スペインでは王政が倒れ、内戦が起きていた。彼は1936年に「新聞記事を書くつもり」でスペインを訪れたがバルセロナでの「圧倒的な革命的な状況」に感動して、1937年1月、フランコのファシズム軍に対抗する一兵士としてトロツキズムの流れをくむマルクス主義統一労働者党(POUM)アラゴン戦線分遣隊に参加し、伍長として戦線へ赴いた。そこでオーウェルは、人民戦線の兵士たちの勇敢さに感銘を受ける。また、ソ連からの援助を受けた共産党軍のスターリニストの
5月に前線で咽喉部に貫通銃創を受け、まさに紙一重で致命傷を免れる。傷が癒えてバルセロナに帰還するとスターリン主義者によるPOUMへの弾圧が始まっており、追われるようにして同年6月にフランスに帰還する。
1938年4月、スペイン内戦体験を描いた『カタロニア讃歌』を刊行する。彼の存命中には初版1500部のうち900部が売れたという。
1938年9月から療養を兼ねてモロッコへ渡り小説『空気を求めて』を執筆。モロッコではマラケシュに滞在し、7か月後にイギリスに帰国[20]した。
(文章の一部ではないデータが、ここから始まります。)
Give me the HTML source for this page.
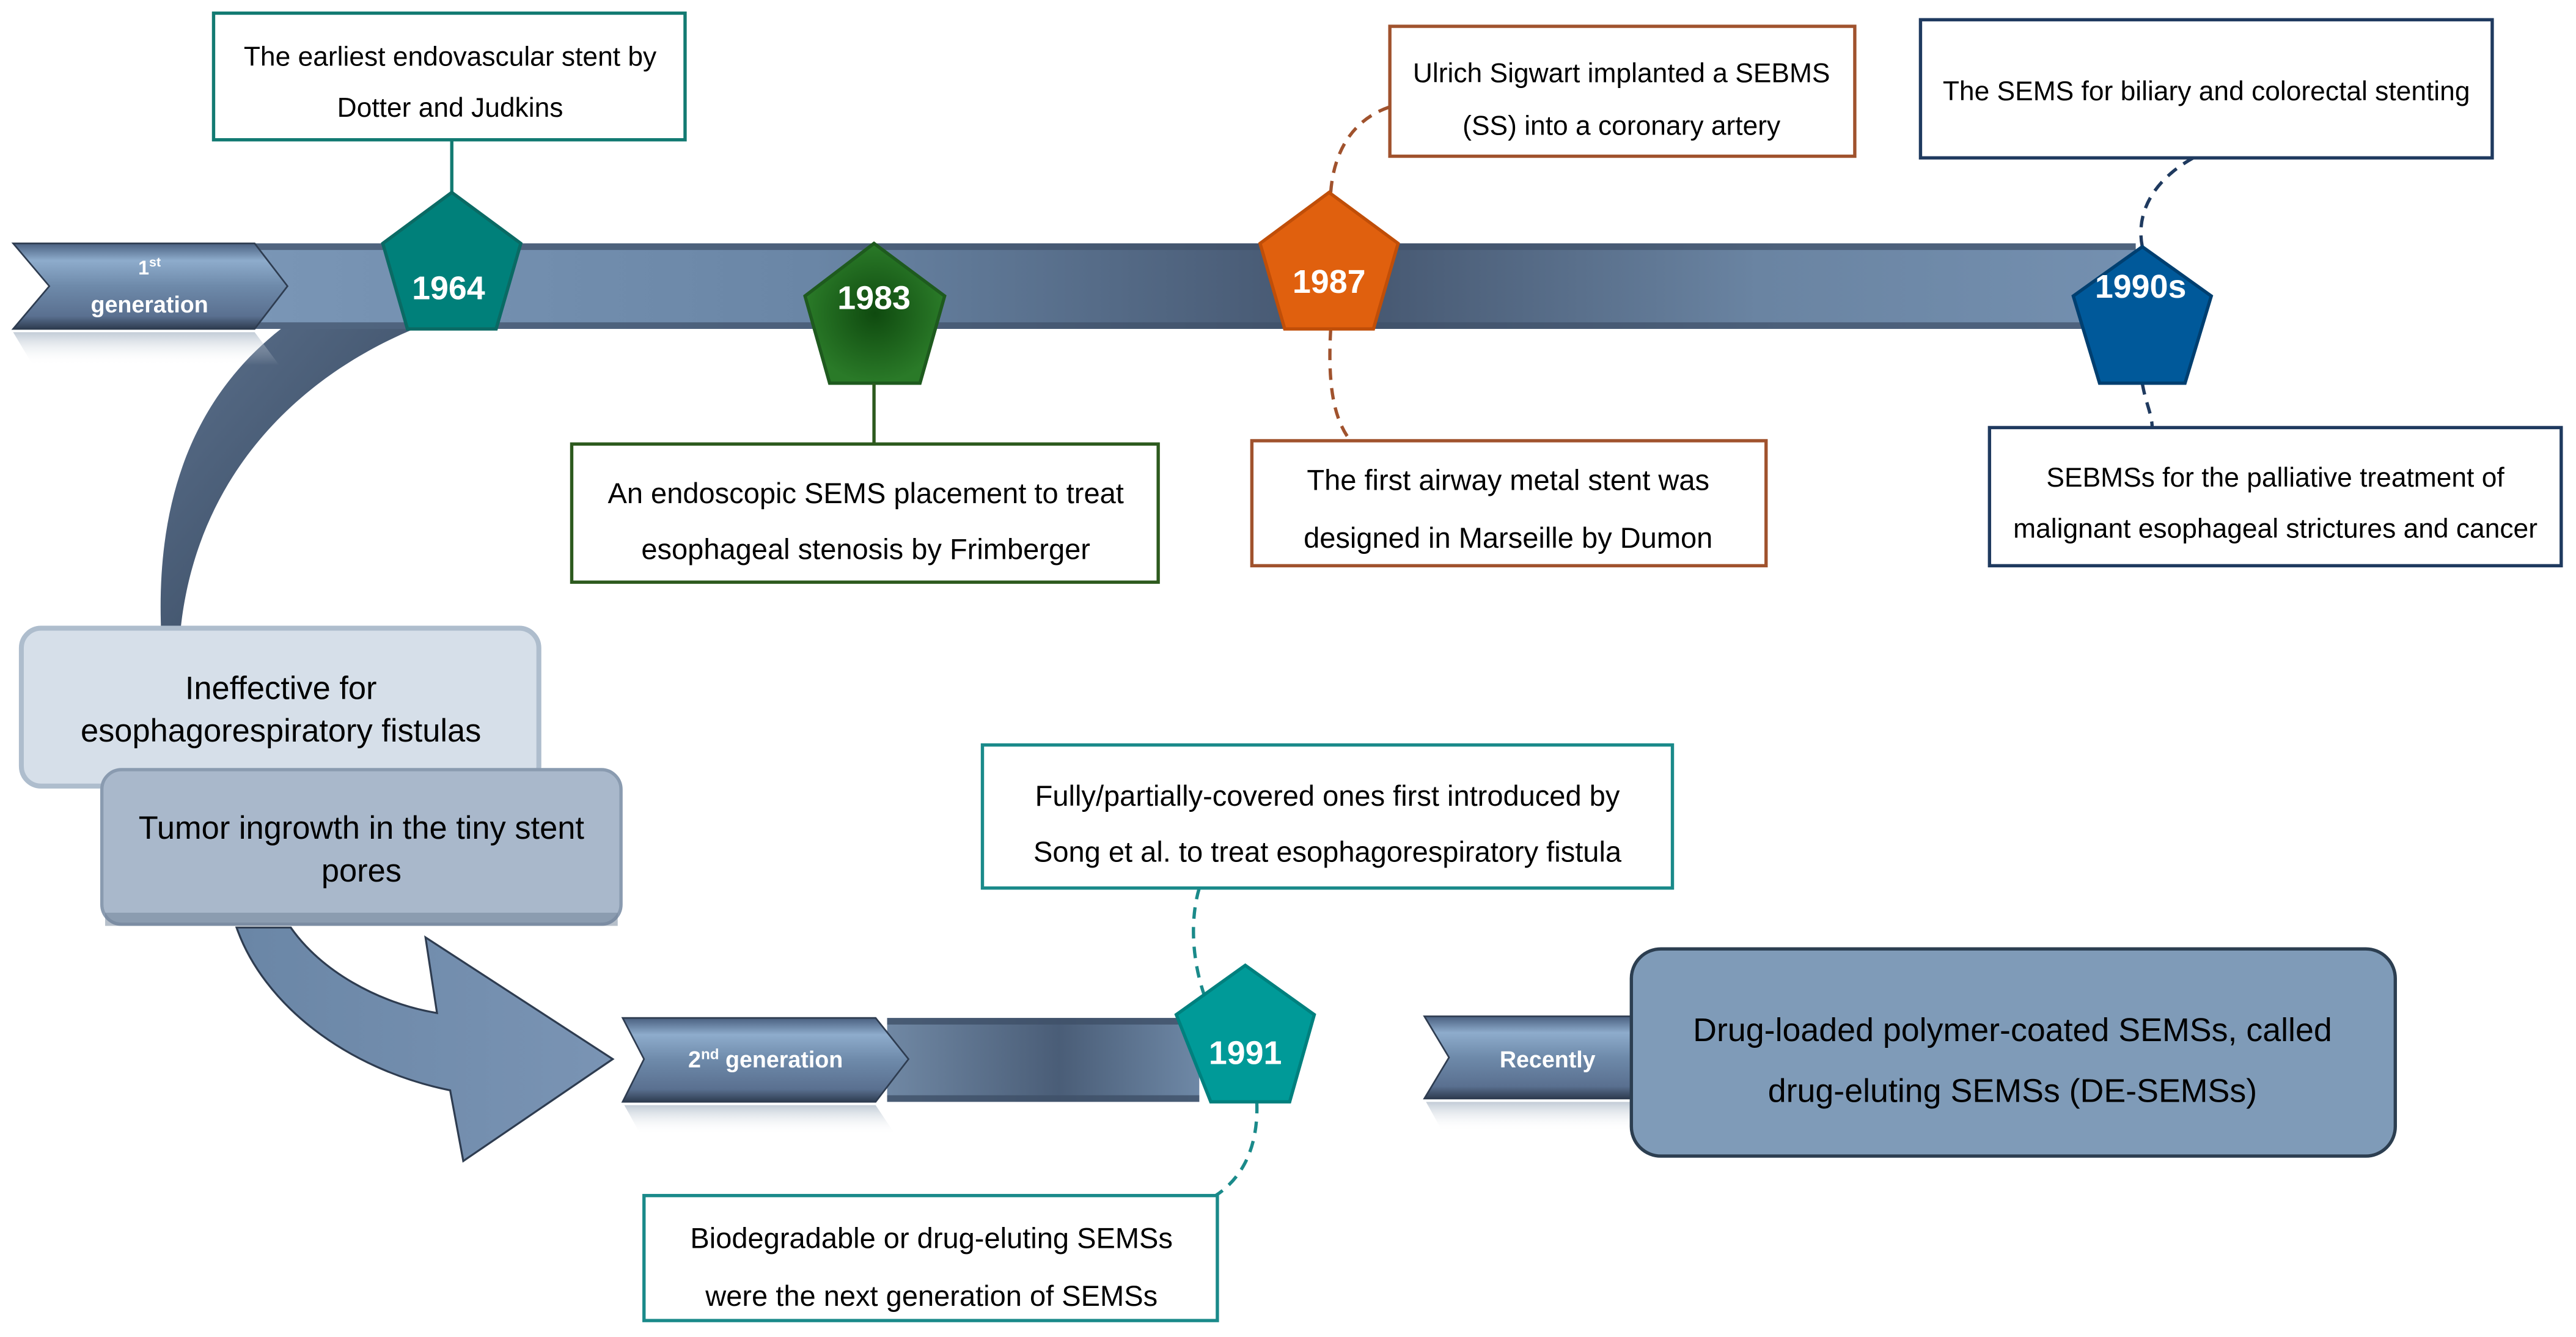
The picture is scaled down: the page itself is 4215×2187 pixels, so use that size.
<!DOCTYPE html>
<html><head><meta charset="utf-8"><style>html,body{margin:0;padding:0;background:#fff}svg{display:block}text{font-family:"Liberation Sans",Arial,sans-serif}</style></head><body>
<svg width="4215" height="2187" viewBox="0 0 1568 813" preserveAspectRatio="none" xmlns="http://www.w3.org/2000/svg">
<defs>
<linearGradient id="bar" x1="0" x2="1" y1="0" y2="0">
<stop offset="0" stop-color="#7a96b6"/><stop offset="0.3" stop-color="#6a86a6"/><stop offset="0.58" stop-color="#44556e"/><stop offset="0.8" stop-color="#6a84a2"/><stop offset="1" stop-color="#7490b0"/></linearGradient>
<linearGradient id="bar2" x1="0" x2="1"><stop offset="0" stop-color="#7088a4"/><stop offset="0.55" stop-color="#4a5d77"/><stop offset="1" stop-color="#6e88a6"/></linearGradient>
<linearGradient id="chev" x1="0" x2="0" y1="0" y2="1"><stop offset="0" stop-color="#4a6080"/><stop offset="0.2" stop-color="#8eaccc"/><stop offset="0.5" stop-color="#6e8aaa"/><stop offset="0.85" stop-color="#5a7090"/><stop offset="1" stop-color="#2e3c50"/></linearGradient>
<linearGradient id="refl" x1="0" x2="0" y1="0" y2="1"><stop offset="0" stop-color="#9aaabb" stop-opacity="0.6"/><stop offset="1" stop-color="#fff" stop-opacity="0"/></linearGradient>
<radialGradient id="g83"><stop offset="0" stop-color="#0f4a0f"/><stop offset="1" stop-color="#2a7a28"/></radialGradient>
<linearGradient id="band" x1="0" x2="1" y1="0" y2="1"><stop offset="0" stop-color="#5b708c"/><stop offset="1" stop-color="#33445a"/></linearGradient>
<linearGradient id="arr" x1="0" x2="1"><stop offset="0" stop-color="#6a86a6"/><stop offset="1" stop-color="#7a94b4"/></linearGradient>
</defs>

<!-- curved band -->
<path d="M171,200 L252,200 C180,230 120,290 110,382 L98,382 C95,300 120,240 171,200 Z" fill="url(#band)"/>

<!-- main bar -->
<rect x="150" y="148" width="1150" height="52" fill="url(#bar)"/>
<rect x="150" y="148" width="1150" height="4" fill="#3e5068" opacity="0.7"/>
<rect x="150" y="196" width="1150" height="4" fill="#3e5068" opacity="0.7"/>
<!-- 1st gen chevron -->
<polygon points="8,148 155,148 175,174 155,200 8,200 30,174" fill="url(#chev)" stroke="#2e3c50" stroke-width="1"/>
<polygon points="8,202 155,202 170,222 20,222" fill="url(#refl)"/>
<text x="91" y="167" font-size="12" font-weight="bold" fill="#fff" text-anchor="middle">1<tspan font-size="8" dy="-5">st</tspan></text>
<text x="91" y="190" font-size="14" font-weight="bold" fill="#fff" text-anchor="middle">generation</text>

<!-- 1964 -->
<line x1="275" y1="85" x2="275" y2="117" stroke="#127a72" stroke-width="2"/>
<polygon points="275,117 317,148 302,200 248,200 233,148" fill="#00807a" stroke="#0a6a64" stroke-width="2"/>
<text x="273" y="182" font-size="20" font-weight="bold" fill="#fff" text-anchor="middle">1964</text>
<rect x="130" y="8" width="287" height="77" fill="#fff" stroke="#127a72" stroke-width="2"/>
<text x="274" y="40" font-size="16.5" text-anchor="middle">The earliest endovascular stent by</text>
<text x="274" y="71" font-size="16.5" text-anchor="middle">Dotter and Judkins</text>

<!-- 1983 -->
<polygon points="532,148 575,180 560,233 505,233 490,180" fill="url(#g83)" stroke="#1e5a1e" stroke-width="2"/>
<text x="532" y="188" font-size="20" font-weight="bold" fill="#fff" text-anchor="middle">1983</text>
<line x1="532" y1="233" x2="532" y2="270" stroke="#2d5a1e" stroke-width="2"/>
<rect x="348" y="270" width="357" height="84" fill="#fff" stroke="#2d5a1e" stroke-width="2"/>
<text x="527" y="306" font-size="17.5" text-anchor="middle">An endoscopic SEMS placement to treat</text>
<text x="527" y="340" font-size="17.5" text-anchor="middle">esophageal stenosis by Frimberger</text>

<!-- 1987 -->
<path d="M810,117 C812,90 825,72 846,65" fill="none" stroke="#a0522d" stroke-width="2" stroke-dasharray="7,5"/>
<path d="M810,200 C808,235 812,255 822,268" fill="none" stroke="#a0522d" stroke-width="2" stroke-dasharray="7,5"/>
<polygon points="809,117 851,148 836,200 782,200 767,148" fill="#e0600e" stroke="#c04e08" stroke-width="2"/>
<text x="809" y="178" font-size="20" font-weight="bold" fill="#fff" text-anchor="middle">1987</text>
<rect x="846" y="16" width="283" height="79" fill="#fff" stroke="#a0522d" stroke-width="2"/>
<text x="987" y="50" font-size="16.5" text-anchor="middle">Ulrich Sigwart implanted a SEBMS</text>
<text x="987" y="82" font-size="16.5" text-anchor="middle">(SS) into a coronary artery</text>
<rect x="762" y="268" width="313" height="76" fill="#fff" stroke="#a0522d" stroke-width="2"/>
<text x="918" y="298" font-size="17.5" text-anchor="middle">The first airway metal stent was</text>
<text x="918" y="333" font-size="17.5" text-anchor="middle">designed in Marseille by Dumon</text>

<!-- 1990s -->
<path d="M1335,96 C1310,110 1300,130 1304,150" fill="none" stroke="#1f3a5f" stroke-width="2" stroke-dasharray="7,5"/>
<path d="M1304,233 C1306,245 1310,252 1310,260" fill="none" stroke="#1f3a5f" stroke-width="2" stroke-dasharray="7,5"/>
<polygon points="1304,150 1346,180 1330,233 1278,233 1262,180" fill="#00599a" stroke="#003f70" stroke-width="2"/>
<text x="1303" y="181" font-size="20" font-weight="bold" fill="#fff" text-anchor="middle">1990s</text>
<rect x="1169" y="12" width="348" height="84" fill="#fff" stroke="#1f3a5f" stroke-width="2"/>
<text x="1343" y="61" font-size="16.5" text-anchor="middle">The SEMS for biliary and colorectal stenting</text>
<rect x="1211" y="260" width="348" height="84" fill="#fff" stroke="#1f3a5f" stroke-width="2"/>
<text x="1385" y="296" font-size="16.5" text-anchor="middle">SEBMSs for the palliative treatment of</text>
<text x="1385" y="327" font-size="16.5" text-anchor="middle">malignant esophageal strictures and cancer</text>

<!-- problem boxes -->
<rect x="13" y="382" width="315" height="96" rx="12" fill="#d6dfe9" stroke="#aebdcd" stroke-width="3"/>
<text x="171" y="425" font-size="19.5" text-anchor="middle">Ineffective for</text>
<text x="171" y="451" font-size="19.5" text-anchor="middle">esophagorespiratory fistulas</text>
<rect x="62" y="468" width="316" height="94" rx="12" fill="#a9b8cb" stroke="#8a9bb0" stroke-width="2"/>
<rect x="64" y="555" width="312" height="8" fill="#6e7f96" opacity="0.5"/>
<text x="220" y="510" font-size="19.5" text-anchor="middle">Tumor ingrowth in the tiny stent</text>
<text x="220" y="536" font-size="19.5" text-anchor="middle">pores</text>

<!-- big arrow -->
<path d="M144,564 L177,564 C195,590 230,610 266,616 L259,570 L373,644 L282,706 L274,663 C210,650 160,610 144,564 Z" fill="url(#arr)" stroke="#2e3c50" stroke-width="1.2"/>

<!-- 2nd gen -->
<rect x="540" y="619" width="190" height="51" fill="url(#bar2)"/>
<rect x="540" y="619" width="190" height="4" fill="#3e5068" opacity="0.8"/>
<rect x="540" y="666" width="190" height="4" fill="#3e5068" opacity="0.8"/>
<polygon points="379,619 533,619 553,644 533,670 379,670 392,644" fill="url(#chev)" stroke="#2e3c50" stroke-width="1"/>
<polygon points="380,672 533,672 545,690 390,690" fill="url(#refl)"/>
<text x="466" y="649" font-size="14" font-weight="bold" fill="#fff" text-anchor="middle">2<tspan font-size="9" dy="-5">nd</tspan><tspan dy="5"> generation</tspan></text>
<path d="M730,540 C724,560 726,585 733,605" fill="none" stroke="#1a8a8a" stroke-width="2" stroke-dasharray="7,5"/>
<path d="M765,670 C766,695 758,715 740,727" fill="none" stroke="#1a8a8a" stroke-width="2" stroke-dasharray="7,5"/>
<polygon points="758,587 800,617 785,670 737,670 716,617" fill="#009a98" stroke="#00807e" stroke-width="2"/>
<text x="758" y="647" font-size="20" font-weight="bold" fill="#fff" text-anchor="middle">1991</text>
<rect x="598" y="453" width="420" height="87" fill="#fff" stroke="#1a8a8a" stroke-width="2"/>
<text x="808" y="490" font-size="17.5" text-anchor="middle">Fully/partially-covered ones first introduced by</text>
<text x="808" y="524" font-size="17.5" text-anchor="middle">Song et al. to treat esophagorespiratory fistula</text>
<rect x="392" y="727" width="349" height="76" fill="#fff" stroke="#1a8a8a" stroke-width="2"/>
<text x="567" y="759" font-size="17.5" text-anchor="middle">Biodegradable or drug-eluting SEMSs</text>
<text x="567" y="794" font-size="17.5" text-anchor="middle">were the next generation of SEMSs</text>

<!-- recently -->
<polygon points="867,618 998,618 1018,643 998,668 867,668 882,643" fill="url(#chev)" stroke="#2e3c50" stroke-width="1"/>
<polygon points="868,670 998,670 1010,688 878,688" fill="url(#refl)"/>
<text x="942" y="649" font-size="14" font-weight="bold" fill="#fff" text-anchor="middle">Recently</text>
<rect x="993" y="577" width="465" height="126" rx="18" fill="#7f9bb8" stroke="#2c3e50" stroke-width="2"/>
<text x="1225" y="633" font-size="20" text-anchor="middle">Drug-loaded polymer-coated SEMSs, called</text>
<text x="1225" y="670" font-size="20" text-anchor="middle">drug-eluting SEMSs (DE-SEMSs)</text>
</svg>
</body></html>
当時のモロッコはフランス、スペインの両国の保護領であり、マラケシュ滞在時に現地人の絶対的貧困を目にしたオーウェルはヨーロッパ諸国の植民地支配の不当性をエッセイ『マラケシュ』で論じた。
1939年9月に第二次世界大戦が始まると、イギリス陸軍に志願するも断られ、ホーム・ガードに加わり軍曹として勤務する。
1941年にBBCに入局。東洋部インド課で、東南アジア向け宣伝番組の制作に従事する(『戦争とラジオ―BBC時代』を参照) 。主に文芸作品を紹介する内容の番組を制作し、当時の様子について後年、エッセイ『詩とマイクロフォン』で描いている。
1943年11月にBBCを退職後は、週刊新聞『トリビューン』の文芸担当編集長に就任し、『気の向くままに』と題したコラムの連載を始める[21]。このコラムは途中に休止をはさみながら1947年4月まで80回にわたって続いた。
1944年にはオーウェルの強い希望で、生後10か月の男の子を養子として引き取り、リチャード・ホレイショ・ブレアと名付ける[22]。
1945年2月には『トリビューン』紙での職を辞し、『オブザーバー』紙・『マンチェスター・イブニング・ニュース』紙の戦場特派員としてドイツを取材。同年3月、妻のアイリーンが手術中の事故で急死し、その報せを受けてイギリスへ戻る[23]。取材時の様子については同年、エッセイ『荒廃したドイツの未来』『復讐の味は苦い』として発表されている。
1947年に結核にかかり、療養と『1984年』の執筆をかねて父祖の地スコットランドの孤島ジュラの荒れた農場に引きこもったが、同地は湿気が強く結核治療には適した地ではなく、本土の病院に9か月の入院生活を経て、再びジュラに帰るも積極的な治療は拒否し、1949年に『1984年』を書き終える。その後は南部のグロスターシャ州のサナトリウムに移住した。